From reading your article, it seems that the flaw of epiphenomenalism goes beyond what you have stated, Eliezer. The epiphenomenalist position is that, say, a zombie sensation ZS can cause a zombie belief, ZB, while ZS causes MS, the mental sensation, and ZB causes MB, the mental belief. There is supposed to be no relation between MS and MB. Surely then, this means that all beliefs, language and logic in the mental universe, or whatever it is, are both unjustified and unjustifiable. The connection normally assumed in justifying things is necessarily absent. Beliefs must not be caused by argument, or experience, experiment, or anything else. If mental beliefs even resemble true beliefs which exist in a world where beliefs are actually related to some sort of justification, it cannot be known.
The epiphenomenalist position thus seems to resemble the skeptical hypothesis of the evil demon espoused by Descartes. All truth only seems to be true by virtue of the composition of experience. Particular phenomena are merely arranged as such to provide only the illusion of a coherent world, where in fact the illusion may be all there is. Just as Descartes' demon would decieve us such that we think we know 2+2=5, we, the epiphenomenal consciousnesses, could be decieved by the nature of our feeling into believing it. There can be no way to know whether 2+2 is or is not 5. There are only sensations arranged such that it seems that way.

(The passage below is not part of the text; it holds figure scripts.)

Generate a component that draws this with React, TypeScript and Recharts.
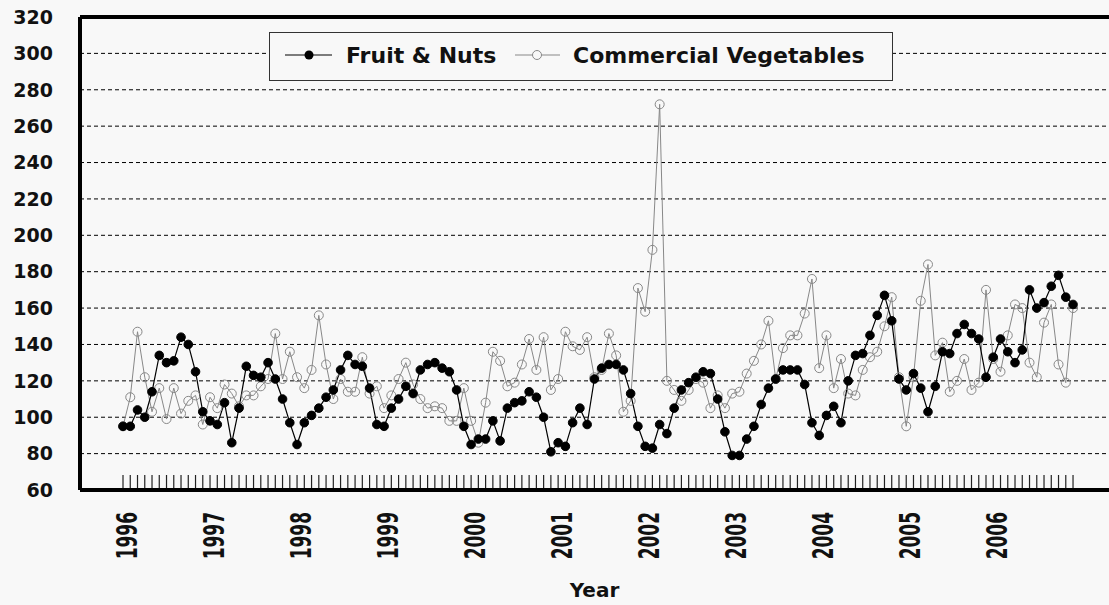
import React from "react";
import {
  LineChart,
  Line,
  XAxis,
  YAxis,
  CartesianGrid,
  ReferenceLine,
} from "recharts";

// monthly index values, Jan 1996 .. Dec 2006
const fruitNuts = [
  95, 95, 104, 100, 114, 134, 130, 131, 144, 140, 125, 103,
  98, 96, 108, 86, 105, 128, 123, 122, 130, 121, 110, 97,
  85, 97, 101, 105, 111, 115, 126, 134, 129, 128, 116, 96,
  95, 105, 110, 117, 113, 126, 129, 130, 127, 125, 115, 95,
  85, 88, 88, 98, 87, 105, 108, 109, 114, 111, 100, 81,
  86, 84, 97, 105, 96, 121, 127, 129, 129, 126, 113, 95,
  84, 83, 96, 91, 105, 115, 119, 122, 125, 124, 110, 92,
  79, 79, 88, 95, 107, 116, 121, 126, 126, 126, 118, 97,
  90, 101, 106, 97, 120, 134, 135, 145, 156, 167, 153, 121,
  115, 124, 116, 103, 117, 136, 135, 146, 151, 146, 143, 122,
  133, 143, 136, 130, 137, 170, 160, 163, 172, 178, 166, 162,
];

const commercialVeg = [
  95, 111, 147, 122, 103, 116, 99, 116, 102, 109, 112, 96,
  111, 105, 118, 113, 106, 112, 112, 117, 121, 146, 121, 136,
  122, 116, 126, 156, 129, 110, 121, 114, 114, 133, 113, 117,
  105, 112, 121, 130, 118, 110, 105, 106, 105, 98, 98, 116,
  98, 86, 108, 136, 131, 117, 119, 129, 143, 126, 144, 115,
  121, 147, 139, 137, 144, 122, 126, 146, 134, 103, 109, 171,
  158, 192, 272, 120, 115, 109, 115, 121, 119, 105, 112, 105,
  113, 114, 124, 131, 140, 153, 121, 138, 145, 145, 157, 176,
  127, 145, 116, 132, 113, 112, 126, 133, 136, 150, 166, 122,
  95, 122, 164, 184, 134, 141, 114, 120, 132, 115, 119, 170,
  132, 125, 145, 162, 160, 130, 122, 152, 162, 129, 119, 160,
];

const years = [
  "1996", "1997", "1998", "1999", "2000", "2001",
  "2002", "2003", "2004", "2005", "2006",
];

const yTicks = [60, 80, 100, 120, 140, 160, 180, 200, 220, 240, 260, 280, 300, 320];

const FONT = "DejaVu Sans";
const BG = "#f8f8f8";

const data = fruitNuts.map((v, i) => ({
  i,
  fruit: v,
  veg: commercialVeg[i],
}));
const monthTicks = data.map((d) => d.i);

function MonthTick(props: any) {
  const { x, y, payload } = props;
  const i = payload.value as number;
  return (
    <g>
      <line x1={x} x2={x} y1={y - 2} y2={y - 15} stroke="#222" strokeWidth={1.2} />
      {i % 12 === 0 && (
        <text
          transform={`translate(${x + 14},${y + 22}) rotate(-90) scale(1,1.7)`}
          textAnchor="end"
          fontFamily={FONT}
          fontWeight="bold"
          fontSize={17}
          fill="#111"
        >
          {years[i / 12]}
        </text>
      )}
    </g>
  );
}

// boxed legend drawn over the plot (not using <Legend/> so it takes no layout space)
function ChartLegend() {
  const text = {
    position: "absolute" as const,
    top: 10,
    fontFamily: FONT,
    fontWeight: "bold" as const,
    fontSize: 22,
    color: "#111",
    whiteSpace: "nowrap" as const,
    lineHeight: "26px",
  };
  return (
    <div
      style={{
        position: "absolute",
        left: 269,
        top: 32,
        width: 624,
        height: 49,
        boxSizing: "border-box",
        border: "1.5px solid #333",
        background: BG,
      }}
    >
      <svg width={624} height={49} style={{ position: "absolute", left: -1.5, top: -1.5 }}>
        <line x1={16} x2={63} y1={23} y2={23} stroke="#000" strokeWidth={1.2} />
        <circle cx={40} cy={23} r={4.5} fill="#000" />
        <line x1={246} x2={291} y1={23} y2={23} stroke="#888" strokeWidth={1} />
        <circle cx={268} cy={23} r={4.5} fill={BG} stroke="#888" strokeWidth={1} />
      </svg>
      <span style={{ ...text, left: 76 }}>Fruit &amp; Nuts</span>
      <span style={{ ...text, left: 303 }}>Commercial Vegetables</span>
    </div>
  );
}

export default function App() {
  return (
    <div
      style={{
        position: "absolute",
        left: 0,
        top: 0,
        width: 1109,
        height: 605,
        background: BG,
        overflow: "hidden",
      }}
    >
      <LineChart
        width={1109}
        height={605}
        data={data}
        margin={{ top: 17, right: 0, left: 0, bottom: 0 }}
      >
        <CartesianGrid vertical={false} stroke="#000" strokeDasharray="4 3" />
        <XAxis
          dataKey="i"
          type="number"
          domain={[-5.93, 135.96]}
          allowDataOverflow
          ticks={monthTicks}
          interval={0}
          tick={<MonthTick />}
          tickLine={false}
          tickSize={0}
          tickMargin={0}
          height={115}
          axisLine={{ stroke: "#000", strokeWidth: 4 }}
          label={{
            value: "Year",
            position: "insideBottom",
            offset: 8,
            style: { fontFamily: FONT, fontWeight: "bold", fontSize: 20, fill: "#111" },
          }}
        />
        <YAxis
          domain={[60, 320]}
          ticks={yTicks}
          interval={0}
          width={80}
          tickLine={false}
          tickSize={0}
          tickMargin={27}
          axisLine={{ stroke: "#000", strokeWidth: 4 }}
          tick={{ fontFamily: FONT, fontWeight: "bold", fontSize: 19, fill: "#111" }}
        />
        <ReferenceLine y={320} stroke="#000" strokeWidth={4} />
        <Line
          dataKey="veg"
          stroke="#888"
          strokeWidth={1}
          dot={{ r: 4.5, fill: "none", stroke: "#888", strokeWidth: 1 }}
          activeDot={false}
          isAnimationActive={false}
        />
        <Line
          dataKey="fruit"
          stroke="#000"
          strokeWidth={1.2}
          dot={{ r: 4.3, fill: "#000", stroke: "#000", strokeWidth: 1 }}
          activeDot={false}
          isAnimationActive={false}
        />
      </LineChart>
      <ChartLegend />
    </div>
  );
}
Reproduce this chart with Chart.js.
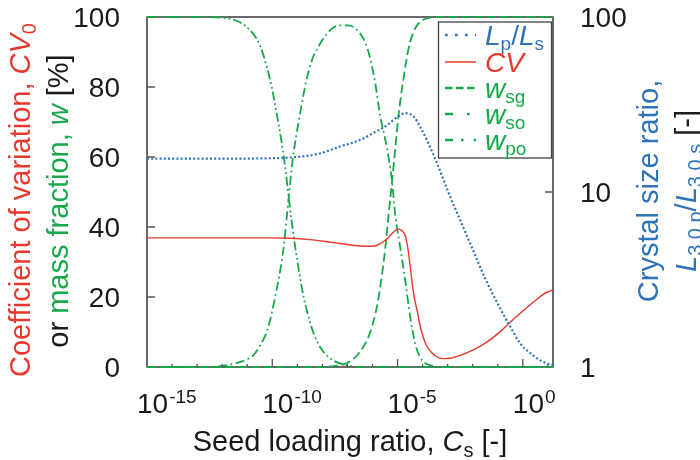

Thus, an epiphenomenalist must admit that all meaning and truth apparent to us is probably meaningless and false -it cannot be known to be otherwise. So, by simply attempting to use language or logic to establish epiphenomenalism, there is contradiction. Epiphenomenalism must either be true, and so all we 'know' is probably nonsensical, or epiphenomenalism is false and the three paragraphs I just typed are a meaningful refutation.